• Information supplied:
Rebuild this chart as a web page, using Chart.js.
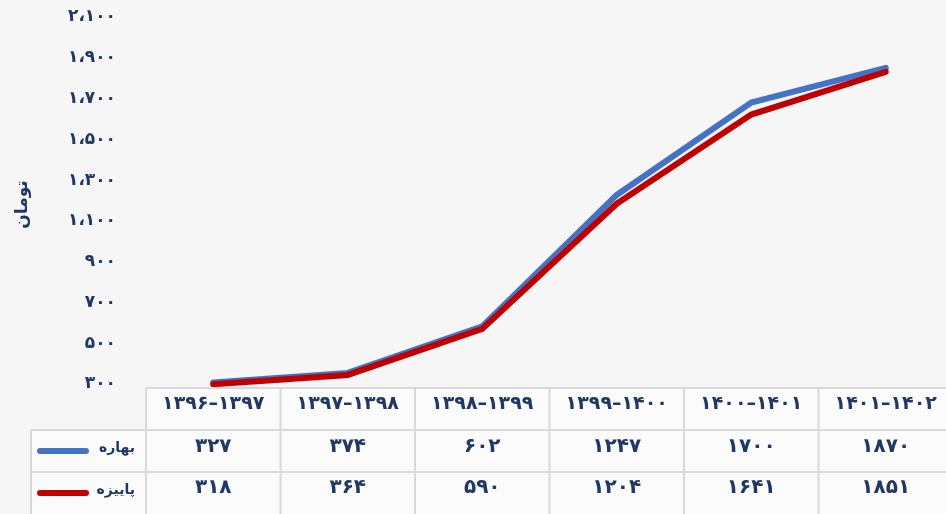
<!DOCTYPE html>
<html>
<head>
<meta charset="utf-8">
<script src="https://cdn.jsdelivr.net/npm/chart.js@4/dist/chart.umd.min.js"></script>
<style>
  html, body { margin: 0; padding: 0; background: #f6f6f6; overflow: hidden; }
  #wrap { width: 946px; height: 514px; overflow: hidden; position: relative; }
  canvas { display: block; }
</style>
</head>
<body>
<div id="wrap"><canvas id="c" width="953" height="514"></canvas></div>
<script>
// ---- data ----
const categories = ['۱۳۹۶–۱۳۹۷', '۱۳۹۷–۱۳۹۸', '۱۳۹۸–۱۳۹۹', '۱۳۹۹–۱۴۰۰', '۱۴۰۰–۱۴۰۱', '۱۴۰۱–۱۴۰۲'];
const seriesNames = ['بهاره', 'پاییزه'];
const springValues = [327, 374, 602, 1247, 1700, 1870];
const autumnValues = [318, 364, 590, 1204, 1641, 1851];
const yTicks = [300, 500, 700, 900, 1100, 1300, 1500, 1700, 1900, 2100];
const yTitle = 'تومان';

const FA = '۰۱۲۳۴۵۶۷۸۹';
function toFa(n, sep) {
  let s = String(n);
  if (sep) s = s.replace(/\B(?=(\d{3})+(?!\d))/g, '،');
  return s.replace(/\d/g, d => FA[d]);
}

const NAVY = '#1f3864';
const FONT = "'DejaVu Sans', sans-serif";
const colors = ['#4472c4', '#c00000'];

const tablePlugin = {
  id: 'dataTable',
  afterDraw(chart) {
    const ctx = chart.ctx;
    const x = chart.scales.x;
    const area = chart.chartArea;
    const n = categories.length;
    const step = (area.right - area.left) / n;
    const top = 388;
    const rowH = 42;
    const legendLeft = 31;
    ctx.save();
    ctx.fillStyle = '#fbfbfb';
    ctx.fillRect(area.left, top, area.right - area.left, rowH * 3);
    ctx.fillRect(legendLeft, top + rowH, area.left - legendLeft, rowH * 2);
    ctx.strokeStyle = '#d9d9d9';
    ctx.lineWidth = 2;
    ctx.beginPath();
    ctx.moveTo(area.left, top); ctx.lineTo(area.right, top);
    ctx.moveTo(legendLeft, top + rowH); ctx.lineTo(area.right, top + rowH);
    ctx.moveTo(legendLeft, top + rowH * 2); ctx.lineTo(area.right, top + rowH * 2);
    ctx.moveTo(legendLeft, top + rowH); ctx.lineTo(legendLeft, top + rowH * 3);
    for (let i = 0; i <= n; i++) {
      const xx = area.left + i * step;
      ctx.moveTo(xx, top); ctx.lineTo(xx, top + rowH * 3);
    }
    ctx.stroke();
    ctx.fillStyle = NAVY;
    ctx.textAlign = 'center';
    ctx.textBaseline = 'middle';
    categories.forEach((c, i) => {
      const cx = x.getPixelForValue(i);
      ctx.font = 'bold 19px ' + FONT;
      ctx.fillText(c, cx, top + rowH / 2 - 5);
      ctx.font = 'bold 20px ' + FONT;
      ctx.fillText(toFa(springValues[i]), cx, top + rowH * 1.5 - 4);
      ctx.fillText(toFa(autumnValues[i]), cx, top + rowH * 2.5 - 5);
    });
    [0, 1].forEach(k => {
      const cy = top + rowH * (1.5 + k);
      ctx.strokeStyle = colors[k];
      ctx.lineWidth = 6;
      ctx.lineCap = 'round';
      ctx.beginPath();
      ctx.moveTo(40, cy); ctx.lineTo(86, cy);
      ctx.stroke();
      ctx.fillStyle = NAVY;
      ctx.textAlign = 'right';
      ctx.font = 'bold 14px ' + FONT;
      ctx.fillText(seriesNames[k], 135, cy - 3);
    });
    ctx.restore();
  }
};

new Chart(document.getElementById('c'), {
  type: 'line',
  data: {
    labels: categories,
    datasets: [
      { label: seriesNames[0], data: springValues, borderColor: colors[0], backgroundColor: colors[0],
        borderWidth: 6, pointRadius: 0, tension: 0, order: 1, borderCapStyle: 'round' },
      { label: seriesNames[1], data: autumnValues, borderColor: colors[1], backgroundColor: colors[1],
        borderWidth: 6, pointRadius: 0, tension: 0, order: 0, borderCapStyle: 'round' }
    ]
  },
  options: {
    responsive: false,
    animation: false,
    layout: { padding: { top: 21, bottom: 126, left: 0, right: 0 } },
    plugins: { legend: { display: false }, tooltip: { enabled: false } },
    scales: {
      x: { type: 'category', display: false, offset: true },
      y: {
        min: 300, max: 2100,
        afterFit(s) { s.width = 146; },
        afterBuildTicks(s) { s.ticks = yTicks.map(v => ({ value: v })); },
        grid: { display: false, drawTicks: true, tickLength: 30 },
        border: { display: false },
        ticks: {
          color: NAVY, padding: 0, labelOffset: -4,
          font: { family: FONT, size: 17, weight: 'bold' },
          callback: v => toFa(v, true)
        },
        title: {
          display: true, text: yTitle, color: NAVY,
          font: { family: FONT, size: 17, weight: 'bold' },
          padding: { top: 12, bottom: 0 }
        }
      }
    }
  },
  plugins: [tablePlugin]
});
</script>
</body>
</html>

• The exercise:
Leave out the pictures and repeat the lines from the start of the material through the line with "const colors = ['#4472c4', '#c00000'];", inclusive.

• Correct response:
Rebuild this chart as a web page, using Chart.js.
<!DOCTYPE html>
<html>
<head>
<meta charset="utf-8">
<script src="https://cdn.jsdelivr.net/npm/chart.js@4/dist/chart.umd.min.js"></script>
<style>
  html, body { margin: 0; padding: 0; background: #f6f6f6; overflow: hidden; }
  #wrap { width: 946px; height: 514px; overflow: hidden; position: relative; }
  canvas { display: block; }
</style>
</head>
<body>
<div id="wrap"><canvas id="c" width="953" height="514"></canvas></div>
<script>
// ---- data ----
const categories = ['۱۳۹۶–۱۳۹۷', '۱۳۹۷–۱۳۹۸', '۱۳۹۸–۱۳۹۹', '۱۳۹۹–۱۴۰۰', '۱۴۰۰–۱۴۰۱', '۱۴۰۱–۱۴۰۲'];
const seriesNames = ['بهاره', 'پاییزه'];
const springValues = [327, 374, 602, 1247, 1700, 1870];
const autumnValues = [318, 364, 590, 1204, 1641, 1851];
const yTicks = [300, 500, 700, 900, 1100, 1300, 1500, 1700, 1900, 2100];
const yTitle = 'تومان';

const FA = '۰۱۲۳۴۵۶۷۸۹';
function toFa(n, sep) {
  let s = String(n);
  if (sep) s = s.replace(/\B(?=(\d{3})+(?!\d))/g, '،');
  return s.replace(/\d/g, d => FA[d]);
}

const NAVY = '#1f3864';
const FONT = "'DejaVu Sans', sans-serif";
const colors = ['#4472c4', '#c00000'];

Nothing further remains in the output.